##### The input
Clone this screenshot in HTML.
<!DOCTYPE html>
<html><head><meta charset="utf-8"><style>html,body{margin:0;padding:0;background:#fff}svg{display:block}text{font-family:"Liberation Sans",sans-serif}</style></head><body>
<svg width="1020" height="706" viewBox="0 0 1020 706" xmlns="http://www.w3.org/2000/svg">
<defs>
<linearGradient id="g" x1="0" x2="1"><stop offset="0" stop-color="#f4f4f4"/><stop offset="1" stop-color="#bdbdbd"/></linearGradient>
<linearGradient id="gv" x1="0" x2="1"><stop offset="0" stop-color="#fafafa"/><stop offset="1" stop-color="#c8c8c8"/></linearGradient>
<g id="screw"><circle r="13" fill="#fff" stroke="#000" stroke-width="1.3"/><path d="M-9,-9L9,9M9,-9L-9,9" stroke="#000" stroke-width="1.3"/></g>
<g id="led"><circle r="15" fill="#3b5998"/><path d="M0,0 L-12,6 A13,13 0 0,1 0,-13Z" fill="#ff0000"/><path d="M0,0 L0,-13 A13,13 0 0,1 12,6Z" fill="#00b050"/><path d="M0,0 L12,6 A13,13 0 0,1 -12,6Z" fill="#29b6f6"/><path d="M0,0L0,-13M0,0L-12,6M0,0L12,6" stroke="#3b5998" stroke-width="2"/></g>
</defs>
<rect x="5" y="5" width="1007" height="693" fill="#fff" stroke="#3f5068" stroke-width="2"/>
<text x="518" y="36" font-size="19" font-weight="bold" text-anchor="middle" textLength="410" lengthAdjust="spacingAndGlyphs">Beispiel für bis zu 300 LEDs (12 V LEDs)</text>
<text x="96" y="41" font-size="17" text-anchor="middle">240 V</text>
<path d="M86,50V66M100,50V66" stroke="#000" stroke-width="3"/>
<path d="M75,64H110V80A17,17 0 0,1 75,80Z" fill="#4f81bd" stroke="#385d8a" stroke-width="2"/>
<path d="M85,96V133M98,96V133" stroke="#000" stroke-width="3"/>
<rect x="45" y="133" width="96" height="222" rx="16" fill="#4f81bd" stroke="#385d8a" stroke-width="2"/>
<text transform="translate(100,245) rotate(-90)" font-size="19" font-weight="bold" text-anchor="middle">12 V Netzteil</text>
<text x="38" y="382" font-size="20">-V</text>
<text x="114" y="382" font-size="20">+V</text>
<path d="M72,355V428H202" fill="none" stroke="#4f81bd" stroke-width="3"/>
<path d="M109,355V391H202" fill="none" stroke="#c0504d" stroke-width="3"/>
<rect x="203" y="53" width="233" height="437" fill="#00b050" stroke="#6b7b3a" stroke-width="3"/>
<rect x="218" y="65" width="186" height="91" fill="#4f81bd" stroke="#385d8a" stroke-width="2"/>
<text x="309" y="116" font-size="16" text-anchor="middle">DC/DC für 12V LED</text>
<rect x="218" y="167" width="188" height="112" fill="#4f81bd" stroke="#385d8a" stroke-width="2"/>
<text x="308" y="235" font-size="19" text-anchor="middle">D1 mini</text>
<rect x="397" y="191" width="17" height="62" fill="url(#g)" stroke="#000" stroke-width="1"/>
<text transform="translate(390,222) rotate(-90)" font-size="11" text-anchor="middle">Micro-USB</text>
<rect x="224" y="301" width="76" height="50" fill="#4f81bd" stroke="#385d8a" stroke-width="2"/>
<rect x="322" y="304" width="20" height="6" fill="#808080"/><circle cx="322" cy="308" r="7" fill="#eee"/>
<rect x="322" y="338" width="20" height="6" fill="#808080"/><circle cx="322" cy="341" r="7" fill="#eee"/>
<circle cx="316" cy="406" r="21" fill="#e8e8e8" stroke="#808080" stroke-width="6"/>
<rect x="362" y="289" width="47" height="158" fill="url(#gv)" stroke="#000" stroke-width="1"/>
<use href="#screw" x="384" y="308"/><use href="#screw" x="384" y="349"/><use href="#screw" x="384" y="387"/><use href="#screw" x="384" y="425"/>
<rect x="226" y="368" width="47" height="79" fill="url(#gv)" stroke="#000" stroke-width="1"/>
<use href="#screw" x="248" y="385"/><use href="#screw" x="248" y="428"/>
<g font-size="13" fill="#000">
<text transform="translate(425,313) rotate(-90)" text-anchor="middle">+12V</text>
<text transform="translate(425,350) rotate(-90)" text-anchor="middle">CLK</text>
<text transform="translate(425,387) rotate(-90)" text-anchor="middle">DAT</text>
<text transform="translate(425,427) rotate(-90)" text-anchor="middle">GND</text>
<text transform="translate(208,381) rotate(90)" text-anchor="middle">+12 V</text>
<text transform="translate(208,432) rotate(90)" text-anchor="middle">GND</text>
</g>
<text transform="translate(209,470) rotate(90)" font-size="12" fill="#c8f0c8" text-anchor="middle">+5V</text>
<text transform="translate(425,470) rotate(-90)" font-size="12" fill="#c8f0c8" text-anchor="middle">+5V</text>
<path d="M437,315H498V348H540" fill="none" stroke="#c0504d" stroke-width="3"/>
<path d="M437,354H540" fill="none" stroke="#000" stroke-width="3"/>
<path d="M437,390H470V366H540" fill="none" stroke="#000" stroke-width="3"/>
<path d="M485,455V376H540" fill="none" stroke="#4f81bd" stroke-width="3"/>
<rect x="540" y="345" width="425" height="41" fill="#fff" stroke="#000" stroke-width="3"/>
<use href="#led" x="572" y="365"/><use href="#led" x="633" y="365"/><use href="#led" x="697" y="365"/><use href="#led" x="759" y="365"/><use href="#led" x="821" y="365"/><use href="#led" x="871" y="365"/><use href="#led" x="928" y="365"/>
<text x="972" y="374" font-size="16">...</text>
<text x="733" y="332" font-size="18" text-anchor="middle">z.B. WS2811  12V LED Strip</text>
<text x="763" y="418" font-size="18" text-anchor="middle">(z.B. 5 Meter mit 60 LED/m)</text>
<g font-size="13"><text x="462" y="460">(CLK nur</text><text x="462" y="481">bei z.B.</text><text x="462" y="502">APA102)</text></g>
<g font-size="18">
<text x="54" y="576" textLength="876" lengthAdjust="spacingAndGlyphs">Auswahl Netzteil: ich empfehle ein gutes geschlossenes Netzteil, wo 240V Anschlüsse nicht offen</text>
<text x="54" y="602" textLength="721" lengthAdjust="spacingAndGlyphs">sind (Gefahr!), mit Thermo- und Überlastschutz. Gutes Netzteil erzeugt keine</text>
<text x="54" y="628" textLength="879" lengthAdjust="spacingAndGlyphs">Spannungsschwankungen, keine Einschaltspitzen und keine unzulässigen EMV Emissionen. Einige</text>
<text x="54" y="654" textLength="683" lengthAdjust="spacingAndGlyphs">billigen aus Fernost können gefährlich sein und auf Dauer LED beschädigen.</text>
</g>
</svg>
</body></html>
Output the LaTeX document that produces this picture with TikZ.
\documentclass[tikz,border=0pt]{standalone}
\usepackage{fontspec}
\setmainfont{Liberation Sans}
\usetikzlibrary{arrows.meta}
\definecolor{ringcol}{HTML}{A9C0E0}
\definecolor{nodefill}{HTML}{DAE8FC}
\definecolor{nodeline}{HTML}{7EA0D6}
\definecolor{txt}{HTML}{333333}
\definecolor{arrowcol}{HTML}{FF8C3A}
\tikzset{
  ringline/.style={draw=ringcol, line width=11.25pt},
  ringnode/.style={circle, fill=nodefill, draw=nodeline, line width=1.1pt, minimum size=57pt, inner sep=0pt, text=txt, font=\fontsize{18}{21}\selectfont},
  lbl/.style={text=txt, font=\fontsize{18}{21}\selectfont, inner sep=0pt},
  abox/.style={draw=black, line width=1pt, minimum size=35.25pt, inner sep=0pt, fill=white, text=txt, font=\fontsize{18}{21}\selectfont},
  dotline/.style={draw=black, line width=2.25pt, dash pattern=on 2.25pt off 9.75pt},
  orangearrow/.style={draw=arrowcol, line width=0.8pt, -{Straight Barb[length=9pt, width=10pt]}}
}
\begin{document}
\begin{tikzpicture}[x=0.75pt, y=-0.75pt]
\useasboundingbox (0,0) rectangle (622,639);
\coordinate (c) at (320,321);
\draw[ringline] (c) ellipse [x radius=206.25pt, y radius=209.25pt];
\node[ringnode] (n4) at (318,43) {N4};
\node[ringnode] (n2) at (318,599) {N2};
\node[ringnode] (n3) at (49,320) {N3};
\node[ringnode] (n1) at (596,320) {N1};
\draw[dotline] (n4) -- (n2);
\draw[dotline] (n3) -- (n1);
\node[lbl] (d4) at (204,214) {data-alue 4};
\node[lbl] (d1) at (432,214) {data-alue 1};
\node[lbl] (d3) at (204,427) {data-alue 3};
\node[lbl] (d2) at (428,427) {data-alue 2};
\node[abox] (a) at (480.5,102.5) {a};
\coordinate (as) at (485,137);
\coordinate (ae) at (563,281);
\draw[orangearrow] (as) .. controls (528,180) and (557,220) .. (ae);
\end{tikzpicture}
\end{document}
##########
Repeat exactly the lines from the line containing "Output the LaTeX" through the last line of the records above, including both, and nothing else.

• **Answer to the task**:
Output the LaTeX document that produces this picture with TikZ.
\documentclass[tikz,border=0pt]{standalone}
\usepackage{fontspec}
\setmainfont{Liberation Sans}
\usetikzlibrary{arrows.meta}
\definecolor{ringcol}{HTML}{A9C0E0}
\definecolor{nodefill}{HTML}{DAE8FC}
\definecolor{nodeline}{HTML}{7EA0D6}
\definecolor{txt}{HTML}{333333}
\definecolor{arrowcol}{HTML}{FF8C3A}
\tikzset{
  ringline/.style={draw=ringcol, line width=11.25pt},
  ringnode/.style={circle, fill=nodefill, draw=nodeline, line width=1.1pt, minimum size=57pt, inner sep=0pt, text=txt, font=\fontsize{18}{21}\selectfont},
  lbl/.style={text=txt, font=\fontsize{18}{21}\selectfont, inner sep=0pt},
  abox/.style={draw=black, line width=1pt, minimum size=35.25pt, inner sep=0pt, fill=white, text=txt, font=\fontsize{18}{21}\selectfont},
  dotline/.style={draw=black, line width=2.25pt, dash pattern=on 2.25pt off 9.75pt},
  orangearrow/.style={draw=arrowcol, line width=0.8pt, -{Straight Barb[length=9pt, width=10pt]}}
}
\begin{document}
\begin{tikzpicture}[x=0.75pt, y=-0.75pt]
\useasboundingbox (0,0) rectangle (622,639);
\coordinate (c) at (320,321);
\draw[ringline] (c) ellipse [x radius=206.25pt, y radius=209.25pt];
\node[ringnode] (n4) at (318,43) {N4};
\node[ringnode] (n2) at (318,599) {N2};
\node[ringnode] (n3) at (49,320) {N3};
\node[ringnode] (n1) at (596,320) {N1};
\draw[dotline] (n4) -- (n2);
\draw[dotline] (n3) -- (n1);
\node[lbl] (d4) at (204,214) {data-alue 4};
\node[lbl] (d1) at (432,214) {data-alue 1};
\node[lbl] (d3) at (204,427) {data-alue 3};
\node[lbl] (d2) at (428,427) {data-alue 2};
\node[abox] (a) at (480.5,102.5) {a};
\coordinate (as) at (485,137);
\coordinate (ae) at (563,281);
\draw[orangearrow] (as) .. controls (528,180) and (557,220) .. (ae);
\end{tikzpicture}
\end{document}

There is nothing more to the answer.